[start RECORDS SHOWN]
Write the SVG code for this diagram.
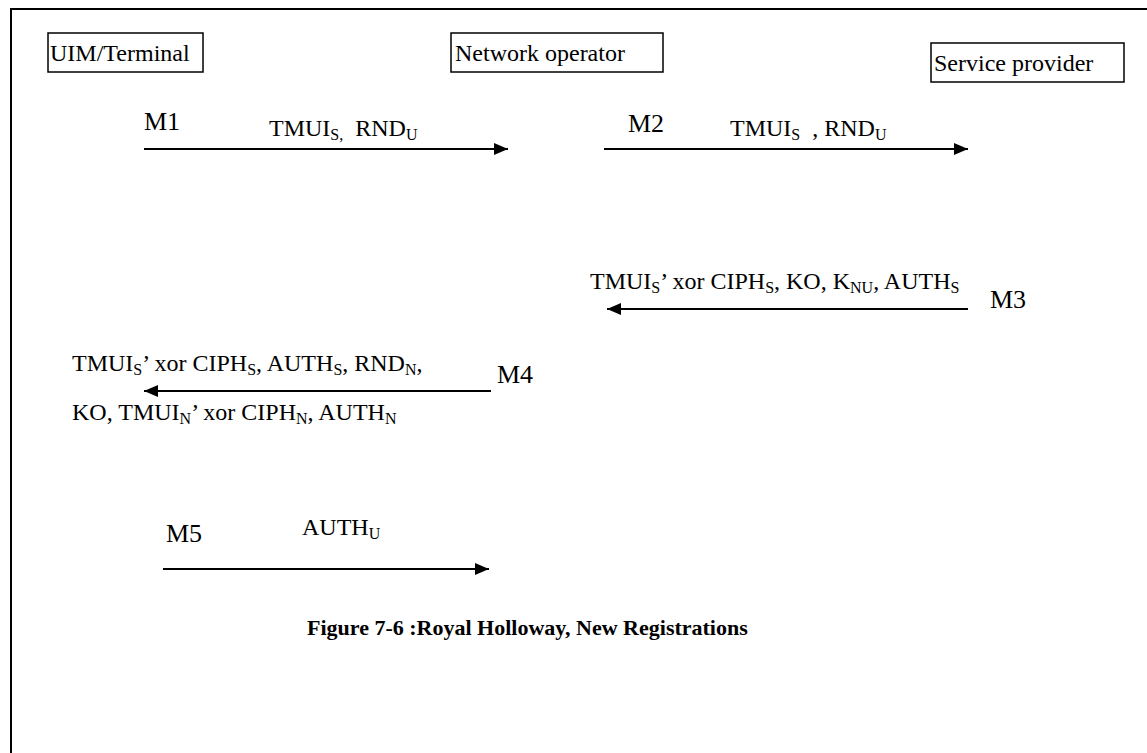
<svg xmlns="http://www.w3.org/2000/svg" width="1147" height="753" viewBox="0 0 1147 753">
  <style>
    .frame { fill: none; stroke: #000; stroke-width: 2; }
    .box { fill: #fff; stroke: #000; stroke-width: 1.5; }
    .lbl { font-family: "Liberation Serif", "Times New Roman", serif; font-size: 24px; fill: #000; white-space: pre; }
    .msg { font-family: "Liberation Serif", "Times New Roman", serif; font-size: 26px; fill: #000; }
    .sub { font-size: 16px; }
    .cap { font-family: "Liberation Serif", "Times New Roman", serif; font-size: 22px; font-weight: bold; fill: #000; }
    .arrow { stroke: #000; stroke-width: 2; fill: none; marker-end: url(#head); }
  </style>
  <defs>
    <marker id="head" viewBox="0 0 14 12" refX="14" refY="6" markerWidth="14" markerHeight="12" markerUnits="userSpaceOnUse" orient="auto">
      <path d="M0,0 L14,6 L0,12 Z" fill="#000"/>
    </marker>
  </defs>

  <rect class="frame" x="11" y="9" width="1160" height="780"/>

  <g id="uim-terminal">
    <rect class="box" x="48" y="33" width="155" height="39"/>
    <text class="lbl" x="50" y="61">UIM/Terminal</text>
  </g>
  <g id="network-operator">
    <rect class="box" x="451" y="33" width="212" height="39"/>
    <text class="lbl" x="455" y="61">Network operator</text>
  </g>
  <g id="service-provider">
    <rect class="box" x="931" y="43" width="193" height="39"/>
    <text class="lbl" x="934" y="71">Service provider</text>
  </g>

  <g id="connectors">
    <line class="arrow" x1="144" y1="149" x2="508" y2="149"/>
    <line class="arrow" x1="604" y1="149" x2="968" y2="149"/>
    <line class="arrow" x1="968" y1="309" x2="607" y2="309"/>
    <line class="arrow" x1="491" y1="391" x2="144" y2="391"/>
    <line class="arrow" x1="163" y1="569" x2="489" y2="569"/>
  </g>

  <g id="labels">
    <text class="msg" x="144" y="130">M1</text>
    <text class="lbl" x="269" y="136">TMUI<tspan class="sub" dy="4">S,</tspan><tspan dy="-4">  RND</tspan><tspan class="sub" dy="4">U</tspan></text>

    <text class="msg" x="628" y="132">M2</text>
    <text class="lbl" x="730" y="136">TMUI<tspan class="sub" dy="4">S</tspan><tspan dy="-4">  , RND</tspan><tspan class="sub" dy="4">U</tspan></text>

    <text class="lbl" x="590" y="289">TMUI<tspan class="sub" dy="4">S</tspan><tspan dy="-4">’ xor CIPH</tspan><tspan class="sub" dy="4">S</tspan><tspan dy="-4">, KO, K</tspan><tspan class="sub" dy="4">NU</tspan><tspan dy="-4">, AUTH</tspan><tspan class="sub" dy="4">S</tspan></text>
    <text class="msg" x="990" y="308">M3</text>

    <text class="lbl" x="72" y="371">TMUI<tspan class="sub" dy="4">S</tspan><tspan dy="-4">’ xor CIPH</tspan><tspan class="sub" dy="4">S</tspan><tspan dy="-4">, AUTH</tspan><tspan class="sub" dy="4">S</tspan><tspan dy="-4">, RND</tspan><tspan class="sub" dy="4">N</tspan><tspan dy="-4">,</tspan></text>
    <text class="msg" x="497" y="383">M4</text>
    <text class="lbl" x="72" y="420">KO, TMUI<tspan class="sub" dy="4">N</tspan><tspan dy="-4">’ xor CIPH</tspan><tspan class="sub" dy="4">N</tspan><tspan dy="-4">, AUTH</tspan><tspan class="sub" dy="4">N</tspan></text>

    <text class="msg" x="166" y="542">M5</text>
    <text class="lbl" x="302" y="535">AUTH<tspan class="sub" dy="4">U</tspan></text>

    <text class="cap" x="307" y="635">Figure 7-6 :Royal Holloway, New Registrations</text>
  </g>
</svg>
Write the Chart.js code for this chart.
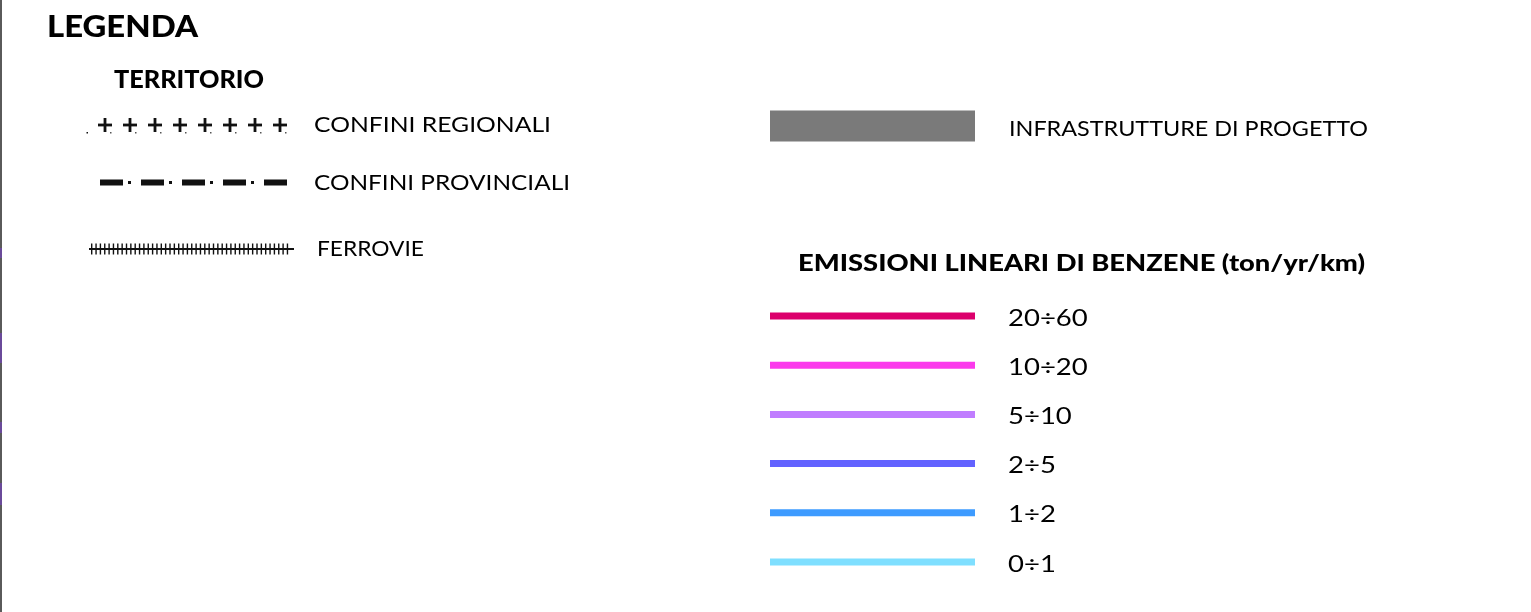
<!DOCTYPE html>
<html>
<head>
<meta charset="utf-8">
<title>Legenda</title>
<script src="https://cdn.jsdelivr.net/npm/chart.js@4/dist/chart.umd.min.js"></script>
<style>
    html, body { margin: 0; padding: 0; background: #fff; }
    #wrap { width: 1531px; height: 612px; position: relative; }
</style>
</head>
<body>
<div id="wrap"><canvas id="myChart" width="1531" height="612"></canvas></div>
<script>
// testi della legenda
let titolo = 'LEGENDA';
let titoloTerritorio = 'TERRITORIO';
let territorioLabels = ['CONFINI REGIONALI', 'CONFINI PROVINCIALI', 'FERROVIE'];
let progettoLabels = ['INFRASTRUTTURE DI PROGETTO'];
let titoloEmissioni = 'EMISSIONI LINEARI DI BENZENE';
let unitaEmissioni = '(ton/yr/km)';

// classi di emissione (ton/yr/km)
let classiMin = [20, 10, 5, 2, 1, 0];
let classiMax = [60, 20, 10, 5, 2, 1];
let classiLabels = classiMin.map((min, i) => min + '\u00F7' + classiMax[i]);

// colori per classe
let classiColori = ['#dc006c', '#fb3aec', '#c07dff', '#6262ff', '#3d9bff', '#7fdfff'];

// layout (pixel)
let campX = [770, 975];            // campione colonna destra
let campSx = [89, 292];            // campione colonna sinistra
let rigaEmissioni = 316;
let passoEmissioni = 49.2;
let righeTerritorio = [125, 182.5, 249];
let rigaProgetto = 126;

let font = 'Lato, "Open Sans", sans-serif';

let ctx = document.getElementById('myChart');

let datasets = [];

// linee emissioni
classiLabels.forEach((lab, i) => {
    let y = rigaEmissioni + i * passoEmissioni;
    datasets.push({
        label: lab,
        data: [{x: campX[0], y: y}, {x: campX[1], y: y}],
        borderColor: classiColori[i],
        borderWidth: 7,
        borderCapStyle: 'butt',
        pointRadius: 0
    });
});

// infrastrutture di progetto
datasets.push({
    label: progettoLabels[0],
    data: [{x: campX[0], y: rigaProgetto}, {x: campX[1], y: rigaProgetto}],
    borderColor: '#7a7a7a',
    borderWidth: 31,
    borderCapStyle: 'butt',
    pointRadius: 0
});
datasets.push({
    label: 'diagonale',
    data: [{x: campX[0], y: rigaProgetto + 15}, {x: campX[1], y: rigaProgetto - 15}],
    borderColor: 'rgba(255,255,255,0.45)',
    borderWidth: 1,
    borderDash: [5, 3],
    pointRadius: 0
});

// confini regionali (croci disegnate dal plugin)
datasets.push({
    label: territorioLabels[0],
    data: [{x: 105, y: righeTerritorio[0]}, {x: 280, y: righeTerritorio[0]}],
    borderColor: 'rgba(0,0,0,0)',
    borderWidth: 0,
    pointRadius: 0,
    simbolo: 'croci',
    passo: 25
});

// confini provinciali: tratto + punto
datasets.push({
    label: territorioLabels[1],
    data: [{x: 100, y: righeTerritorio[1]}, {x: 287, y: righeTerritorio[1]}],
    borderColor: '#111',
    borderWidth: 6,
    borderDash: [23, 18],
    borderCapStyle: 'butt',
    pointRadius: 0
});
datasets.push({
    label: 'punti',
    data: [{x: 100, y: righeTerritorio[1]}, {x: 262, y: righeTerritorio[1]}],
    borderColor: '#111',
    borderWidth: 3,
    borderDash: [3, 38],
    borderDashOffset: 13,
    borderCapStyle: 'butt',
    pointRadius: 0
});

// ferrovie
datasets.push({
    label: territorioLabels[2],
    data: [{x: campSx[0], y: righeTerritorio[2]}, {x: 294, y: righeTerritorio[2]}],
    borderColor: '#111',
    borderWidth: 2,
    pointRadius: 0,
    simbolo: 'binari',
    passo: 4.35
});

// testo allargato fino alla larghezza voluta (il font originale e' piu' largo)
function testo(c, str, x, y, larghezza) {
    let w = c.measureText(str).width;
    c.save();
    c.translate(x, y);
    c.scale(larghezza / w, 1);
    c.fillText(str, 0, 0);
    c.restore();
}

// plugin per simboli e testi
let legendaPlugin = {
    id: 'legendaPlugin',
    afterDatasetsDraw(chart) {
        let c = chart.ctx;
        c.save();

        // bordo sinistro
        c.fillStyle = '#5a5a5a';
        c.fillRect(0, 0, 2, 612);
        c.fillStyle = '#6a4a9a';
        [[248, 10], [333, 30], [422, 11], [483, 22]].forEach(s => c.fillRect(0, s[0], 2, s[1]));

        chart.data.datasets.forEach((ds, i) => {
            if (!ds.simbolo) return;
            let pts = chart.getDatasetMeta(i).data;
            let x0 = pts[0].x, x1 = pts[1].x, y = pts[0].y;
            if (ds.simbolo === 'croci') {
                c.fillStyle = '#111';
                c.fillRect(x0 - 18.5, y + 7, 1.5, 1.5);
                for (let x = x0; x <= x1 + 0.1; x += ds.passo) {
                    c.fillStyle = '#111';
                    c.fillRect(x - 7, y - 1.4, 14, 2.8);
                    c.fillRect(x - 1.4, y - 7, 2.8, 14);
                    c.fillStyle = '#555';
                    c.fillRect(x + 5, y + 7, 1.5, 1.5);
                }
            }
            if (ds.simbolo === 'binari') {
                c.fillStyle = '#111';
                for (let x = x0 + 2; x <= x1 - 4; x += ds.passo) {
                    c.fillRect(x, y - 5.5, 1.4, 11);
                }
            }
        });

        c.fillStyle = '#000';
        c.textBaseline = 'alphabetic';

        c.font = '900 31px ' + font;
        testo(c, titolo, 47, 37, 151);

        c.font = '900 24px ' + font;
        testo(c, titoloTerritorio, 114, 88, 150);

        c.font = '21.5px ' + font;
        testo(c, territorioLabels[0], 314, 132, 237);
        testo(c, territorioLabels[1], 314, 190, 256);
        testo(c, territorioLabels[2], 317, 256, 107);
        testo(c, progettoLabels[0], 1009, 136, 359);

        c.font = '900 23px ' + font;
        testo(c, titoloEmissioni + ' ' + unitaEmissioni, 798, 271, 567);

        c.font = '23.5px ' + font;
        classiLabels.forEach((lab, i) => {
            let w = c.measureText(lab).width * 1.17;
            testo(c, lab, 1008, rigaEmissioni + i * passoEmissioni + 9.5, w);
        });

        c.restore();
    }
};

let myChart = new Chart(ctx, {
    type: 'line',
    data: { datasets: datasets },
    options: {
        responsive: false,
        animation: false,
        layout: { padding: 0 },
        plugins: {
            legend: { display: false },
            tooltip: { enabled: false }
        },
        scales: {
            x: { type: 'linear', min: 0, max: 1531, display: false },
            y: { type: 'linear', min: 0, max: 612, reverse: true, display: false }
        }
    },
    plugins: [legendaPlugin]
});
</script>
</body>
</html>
[end RECORDS SHOWN]
TASK TO CARRY OUT - Search the data above for the string "code" and copy each line that has it.

EXERCISE OUTPUT -
Write the SVG code for this diagram.
Write the Chart.js code for this chart.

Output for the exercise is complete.